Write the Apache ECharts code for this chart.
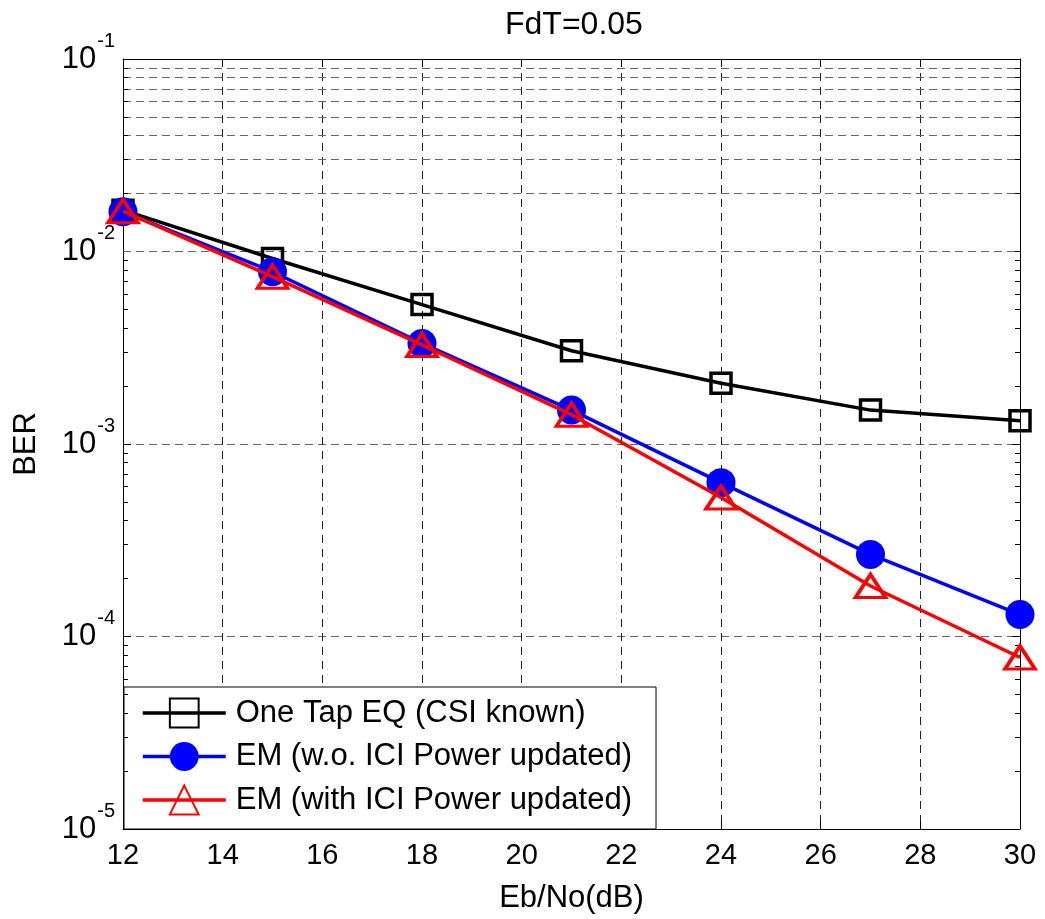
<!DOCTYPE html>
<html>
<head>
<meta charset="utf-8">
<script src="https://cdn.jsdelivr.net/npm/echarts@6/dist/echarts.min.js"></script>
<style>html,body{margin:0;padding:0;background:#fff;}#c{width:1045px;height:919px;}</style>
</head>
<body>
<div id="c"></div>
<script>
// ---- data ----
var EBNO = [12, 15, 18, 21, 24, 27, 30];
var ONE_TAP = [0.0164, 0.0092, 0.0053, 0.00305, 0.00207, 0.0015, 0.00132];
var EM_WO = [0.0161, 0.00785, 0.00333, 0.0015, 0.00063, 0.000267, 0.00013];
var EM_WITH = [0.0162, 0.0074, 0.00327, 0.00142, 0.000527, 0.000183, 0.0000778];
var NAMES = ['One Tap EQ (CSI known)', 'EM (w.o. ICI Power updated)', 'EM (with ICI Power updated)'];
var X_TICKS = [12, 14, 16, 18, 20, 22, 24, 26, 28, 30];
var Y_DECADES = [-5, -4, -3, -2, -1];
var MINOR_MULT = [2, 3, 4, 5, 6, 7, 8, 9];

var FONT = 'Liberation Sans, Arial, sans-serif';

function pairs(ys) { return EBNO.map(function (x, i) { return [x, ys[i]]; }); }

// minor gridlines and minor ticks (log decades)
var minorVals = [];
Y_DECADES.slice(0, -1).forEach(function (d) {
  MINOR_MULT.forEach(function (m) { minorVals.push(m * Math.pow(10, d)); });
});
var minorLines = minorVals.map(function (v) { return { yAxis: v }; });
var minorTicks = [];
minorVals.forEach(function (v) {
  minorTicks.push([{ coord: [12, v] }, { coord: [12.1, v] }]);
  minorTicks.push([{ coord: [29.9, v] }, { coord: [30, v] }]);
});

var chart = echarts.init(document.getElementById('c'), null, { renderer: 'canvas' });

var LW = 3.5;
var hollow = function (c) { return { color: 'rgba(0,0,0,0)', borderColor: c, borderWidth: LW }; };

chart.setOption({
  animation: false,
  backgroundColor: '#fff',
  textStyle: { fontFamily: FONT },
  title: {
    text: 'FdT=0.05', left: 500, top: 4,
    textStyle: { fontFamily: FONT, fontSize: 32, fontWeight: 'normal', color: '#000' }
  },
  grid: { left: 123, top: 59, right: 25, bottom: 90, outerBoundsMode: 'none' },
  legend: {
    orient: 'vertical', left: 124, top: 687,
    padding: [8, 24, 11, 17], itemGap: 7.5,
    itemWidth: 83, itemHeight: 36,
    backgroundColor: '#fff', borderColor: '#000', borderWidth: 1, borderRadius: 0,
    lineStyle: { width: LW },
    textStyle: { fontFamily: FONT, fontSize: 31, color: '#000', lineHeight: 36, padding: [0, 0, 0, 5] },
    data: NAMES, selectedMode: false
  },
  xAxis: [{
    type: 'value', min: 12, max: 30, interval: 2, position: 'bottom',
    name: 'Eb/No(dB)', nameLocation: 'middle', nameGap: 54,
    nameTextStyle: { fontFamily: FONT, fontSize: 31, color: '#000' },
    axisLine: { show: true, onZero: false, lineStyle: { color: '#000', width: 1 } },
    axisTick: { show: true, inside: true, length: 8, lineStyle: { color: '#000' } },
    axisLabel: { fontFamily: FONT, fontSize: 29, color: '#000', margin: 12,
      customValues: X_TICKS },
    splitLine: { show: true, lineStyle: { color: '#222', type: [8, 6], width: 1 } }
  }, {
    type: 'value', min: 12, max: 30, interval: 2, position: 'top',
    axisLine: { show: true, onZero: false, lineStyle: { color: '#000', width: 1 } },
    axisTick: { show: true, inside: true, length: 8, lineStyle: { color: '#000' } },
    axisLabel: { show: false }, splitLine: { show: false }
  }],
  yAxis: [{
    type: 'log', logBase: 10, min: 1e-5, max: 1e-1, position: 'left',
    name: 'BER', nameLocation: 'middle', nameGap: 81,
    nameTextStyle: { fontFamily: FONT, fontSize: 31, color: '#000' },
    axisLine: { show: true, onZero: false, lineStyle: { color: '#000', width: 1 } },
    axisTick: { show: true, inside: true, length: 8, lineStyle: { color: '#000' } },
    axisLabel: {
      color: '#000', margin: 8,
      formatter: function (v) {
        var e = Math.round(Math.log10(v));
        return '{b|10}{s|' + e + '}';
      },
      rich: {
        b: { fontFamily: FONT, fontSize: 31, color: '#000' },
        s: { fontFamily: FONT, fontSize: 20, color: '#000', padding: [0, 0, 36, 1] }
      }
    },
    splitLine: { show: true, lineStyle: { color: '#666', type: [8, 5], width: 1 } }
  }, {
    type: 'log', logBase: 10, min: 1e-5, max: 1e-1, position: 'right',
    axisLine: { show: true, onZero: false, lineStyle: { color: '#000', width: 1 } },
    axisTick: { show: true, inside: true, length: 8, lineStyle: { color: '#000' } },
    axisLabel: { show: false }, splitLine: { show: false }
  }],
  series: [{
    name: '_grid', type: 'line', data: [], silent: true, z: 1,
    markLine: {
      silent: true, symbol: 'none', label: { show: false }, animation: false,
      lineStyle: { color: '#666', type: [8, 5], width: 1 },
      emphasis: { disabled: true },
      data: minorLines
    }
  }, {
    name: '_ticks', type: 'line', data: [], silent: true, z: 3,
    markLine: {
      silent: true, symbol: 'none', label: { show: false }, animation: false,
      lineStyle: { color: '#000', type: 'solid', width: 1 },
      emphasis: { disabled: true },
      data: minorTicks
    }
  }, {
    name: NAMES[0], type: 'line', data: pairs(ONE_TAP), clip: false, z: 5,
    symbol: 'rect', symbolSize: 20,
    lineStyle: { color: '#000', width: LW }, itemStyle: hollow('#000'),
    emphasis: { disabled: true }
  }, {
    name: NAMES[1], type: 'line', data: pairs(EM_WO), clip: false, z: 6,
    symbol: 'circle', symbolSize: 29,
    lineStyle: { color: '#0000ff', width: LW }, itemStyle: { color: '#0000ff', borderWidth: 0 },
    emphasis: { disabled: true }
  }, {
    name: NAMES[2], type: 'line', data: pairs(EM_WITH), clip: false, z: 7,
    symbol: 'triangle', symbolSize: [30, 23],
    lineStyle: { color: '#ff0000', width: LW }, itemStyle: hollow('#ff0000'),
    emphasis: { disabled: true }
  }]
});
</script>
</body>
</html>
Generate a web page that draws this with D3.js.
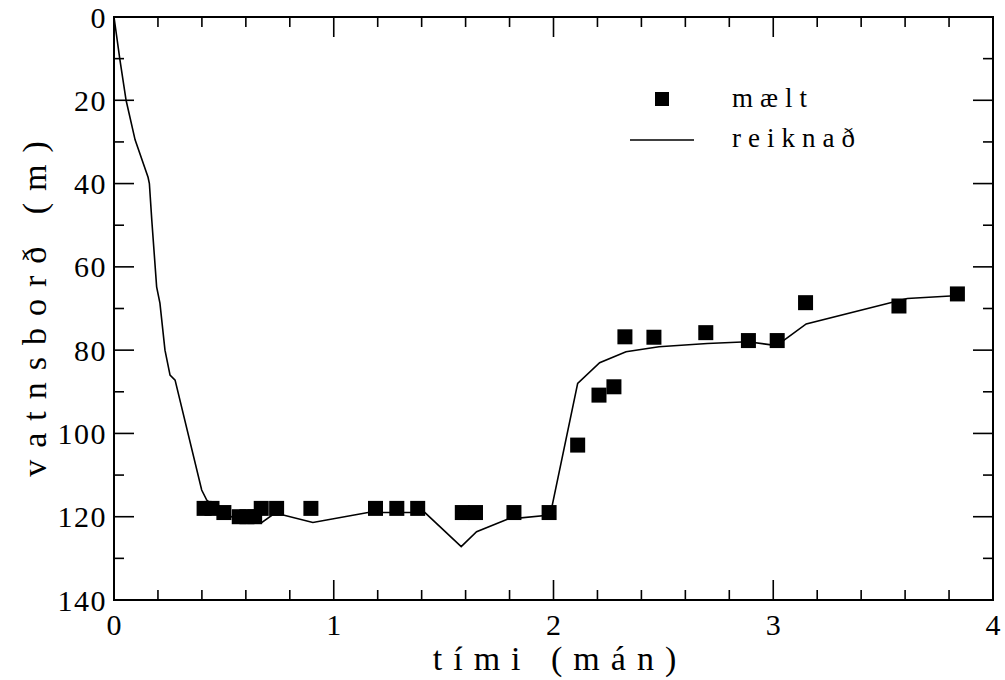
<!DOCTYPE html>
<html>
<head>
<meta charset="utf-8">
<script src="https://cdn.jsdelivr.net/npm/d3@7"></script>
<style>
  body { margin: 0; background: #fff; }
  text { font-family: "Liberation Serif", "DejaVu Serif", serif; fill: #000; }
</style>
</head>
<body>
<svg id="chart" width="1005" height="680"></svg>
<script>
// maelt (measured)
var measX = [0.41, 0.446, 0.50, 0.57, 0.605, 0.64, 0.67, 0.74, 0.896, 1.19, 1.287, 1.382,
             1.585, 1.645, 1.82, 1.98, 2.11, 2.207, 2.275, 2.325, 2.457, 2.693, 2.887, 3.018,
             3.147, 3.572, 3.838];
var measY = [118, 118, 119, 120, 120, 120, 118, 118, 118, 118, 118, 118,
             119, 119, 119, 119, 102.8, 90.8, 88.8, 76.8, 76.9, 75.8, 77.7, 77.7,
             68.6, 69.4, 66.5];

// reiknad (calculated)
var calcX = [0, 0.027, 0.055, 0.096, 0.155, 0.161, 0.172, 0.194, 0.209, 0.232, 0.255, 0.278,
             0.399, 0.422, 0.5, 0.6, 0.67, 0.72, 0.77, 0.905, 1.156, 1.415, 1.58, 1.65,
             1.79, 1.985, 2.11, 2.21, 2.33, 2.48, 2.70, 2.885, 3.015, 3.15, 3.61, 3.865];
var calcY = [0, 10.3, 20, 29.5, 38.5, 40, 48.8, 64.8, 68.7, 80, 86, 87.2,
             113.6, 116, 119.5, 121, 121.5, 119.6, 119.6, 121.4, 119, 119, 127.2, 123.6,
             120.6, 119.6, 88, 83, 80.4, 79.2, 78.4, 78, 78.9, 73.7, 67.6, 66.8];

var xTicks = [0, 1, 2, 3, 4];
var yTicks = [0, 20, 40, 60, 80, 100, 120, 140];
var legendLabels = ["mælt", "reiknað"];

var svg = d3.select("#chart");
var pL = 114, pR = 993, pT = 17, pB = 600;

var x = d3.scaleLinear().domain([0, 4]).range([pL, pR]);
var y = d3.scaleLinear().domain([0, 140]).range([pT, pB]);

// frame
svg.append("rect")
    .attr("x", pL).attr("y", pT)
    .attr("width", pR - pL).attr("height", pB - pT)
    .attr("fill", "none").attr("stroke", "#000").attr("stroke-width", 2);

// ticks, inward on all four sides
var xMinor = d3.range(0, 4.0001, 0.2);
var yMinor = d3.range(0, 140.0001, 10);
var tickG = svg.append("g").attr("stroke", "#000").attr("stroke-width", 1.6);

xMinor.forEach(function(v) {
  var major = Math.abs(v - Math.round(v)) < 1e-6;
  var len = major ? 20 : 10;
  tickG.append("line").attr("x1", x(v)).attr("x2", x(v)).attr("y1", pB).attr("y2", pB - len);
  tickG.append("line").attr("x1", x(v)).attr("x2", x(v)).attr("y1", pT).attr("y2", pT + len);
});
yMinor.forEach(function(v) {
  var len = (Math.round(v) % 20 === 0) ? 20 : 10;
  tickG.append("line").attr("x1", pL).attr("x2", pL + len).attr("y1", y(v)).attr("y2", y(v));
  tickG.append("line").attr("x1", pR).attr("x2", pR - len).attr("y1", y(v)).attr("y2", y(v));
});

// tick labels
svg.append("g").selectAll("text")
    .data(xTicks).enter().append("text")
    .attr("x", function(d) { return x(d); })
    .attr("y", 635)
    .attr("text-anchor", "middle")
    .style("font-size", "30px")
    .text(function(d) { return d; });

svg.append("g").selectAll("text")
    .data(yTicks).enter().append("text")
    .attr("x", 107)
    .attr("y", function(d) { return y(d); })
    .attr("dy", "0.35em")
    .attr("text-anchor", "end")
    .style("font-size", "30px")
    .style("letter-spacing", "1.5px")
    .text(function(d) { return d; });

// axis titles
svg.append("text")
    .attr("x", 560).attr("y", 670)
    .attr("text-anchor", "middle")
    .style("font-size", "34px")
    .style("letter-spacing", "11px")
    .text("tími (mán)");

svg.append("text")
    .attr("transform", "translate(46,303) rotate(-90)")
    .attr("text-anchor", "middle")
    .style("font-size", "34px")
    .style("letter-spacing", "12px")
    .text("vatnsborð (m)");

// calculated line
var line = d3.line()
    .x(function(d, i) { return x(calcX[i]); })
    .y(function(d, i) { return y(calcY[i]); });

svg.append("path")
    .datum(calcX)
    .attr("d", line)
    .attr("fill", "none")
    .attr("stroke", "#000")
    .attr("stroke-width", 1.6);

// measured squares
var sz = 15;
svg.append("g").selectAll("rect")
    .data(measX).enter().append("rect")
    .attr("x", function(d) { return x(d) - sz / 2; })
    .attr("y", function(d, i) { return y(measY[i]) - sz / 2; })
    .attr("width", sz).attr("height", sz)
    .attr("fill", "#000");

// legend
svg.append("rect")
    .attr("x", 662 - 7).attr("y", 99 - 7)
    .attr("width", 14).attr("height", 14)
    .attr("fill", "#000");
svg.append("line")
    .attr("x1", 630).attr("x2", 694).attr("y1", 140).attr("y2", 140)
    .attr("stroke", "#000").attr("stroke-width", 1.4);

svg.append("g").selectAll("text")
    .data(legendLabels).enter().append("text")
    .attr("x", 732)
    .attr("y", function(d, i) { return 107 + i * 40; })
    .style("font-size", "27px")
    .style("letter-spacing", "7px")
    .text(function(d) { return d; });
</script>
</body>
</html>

====

» Problem to solve: Pull out every line in the data above that has the word "this".

» Response to the exercise:
Write the Apache ECharts code for this chart.
Generate a web page that draws this with D3.js.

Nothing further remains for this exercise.